Depth is the distance of a atom/residue to its closest molecule of bulk solvent.
The protein molecule of interest is placed at the center of a pre-equilibrated box of solvent
(water). Full atomic water model SPC216 (generated using GROMACS [Hess et at, 2008] genbox with
spc216.gro structural file) is used here.
The water molecules that clash with atoms of the protein (within 2.6Å of protein atoms) are removed from the box.
Other than the clashing water molecules, non-bulk waters are also removed from the box.
Non-bulk waters are those that are trapped in cavities (Figure 1) and isolated from the bulk solvent.
Isolated water are detected by inspecting the number of water molecules in its immediate neighborhood.
A water molecule is considered non-bulk if there are less than a specified
minimum number of neighborhood waters
(default value = 4) within a spherical volume of a specified solvent neighborhood radius(default
value 4.2Å, Figure 2).
The removal of a cavity water causes its immediately neighboring waters to lose one neighborhood water molecule. For this reason, the check and removal of non-bulk waters is iterated until there is no further removal of water from the solvent box. For practical reasons, users are advised to vary the minimum number of neighborhood waters in the range 1 - 5. Checking for larger number of neighborhood waters often results in the removal of all water molecules.
The bulk water surrounding a protein is freely diffusing. To mimic this dynamics of bulk
water, the protein is solvated repeatedly, each time in a different orientation. New
orientations are generated by rotating the protein by a random angle about an axis passing
through its center of mass, and translating it along the X-axis to a random distance < 2.8 Å
(the average distance between neighboring water molecule in the box). Each solvation of the
protein is considered to represent a snapshot of the dynamics of bulk-water. With sufficient
number of solvations, water molecules can explore all regions accessible to bulk solvent, hence
mimicking bulk-water dynamics (Figure 3).
At each solvation iteration, the value of atom/residue depth is computed as the distance between the atom/residue to the closest molecule of bulk water. Depth is finally reported as the average depth over all solvation iterations. The user can specify the 'number of solvation cycles '(default = 25).
Note: Run time scales linearly with number of solvation cycles.
A binding cavity is a protein sub-structure of conserved geometrical and chemical properties complimentary to its bound ligand.
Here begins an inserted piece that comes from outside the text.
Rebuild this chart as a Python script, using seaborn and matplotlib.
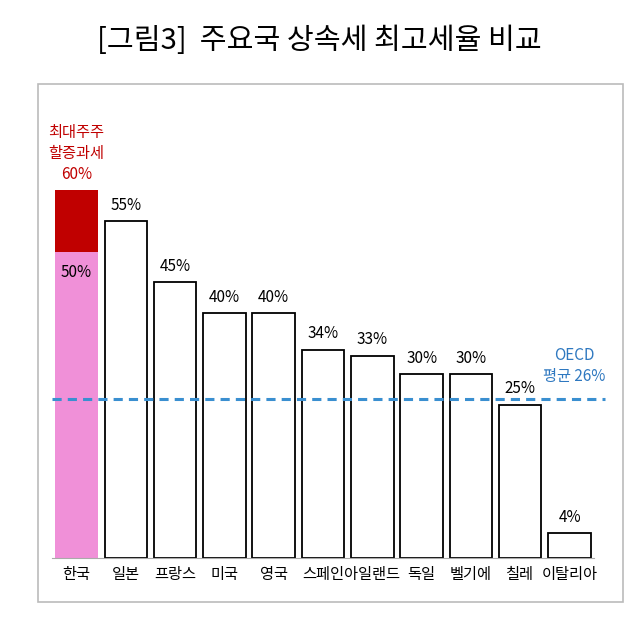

Using a training-set of ligand bound high resolution crystal structures of proteins, residue depth and solvent-accessible area values were computed for all residues. The probability of individual amino acids to form part of the binding cavity is parametrized by the residue depth, accessible area value pairs (Figure 4)
For an query protein, solvent accessibility and depth are computed for all residues. Residues are assigned binding cavity probability values corresponding to solvent accessibility, residue depth value pairs. (Figure 5). If evolutionary information is used in making the predictions, 3 iterations of PSI-BLAST is used to create a multiple sequence alignment of homologues of the query (e-value cut-off of 0.00001). From this multiple sequence alignment a entropy value is computed and the probability value of the residues are then an average of the Depth/ASA prediction probability values and the entropy probability values.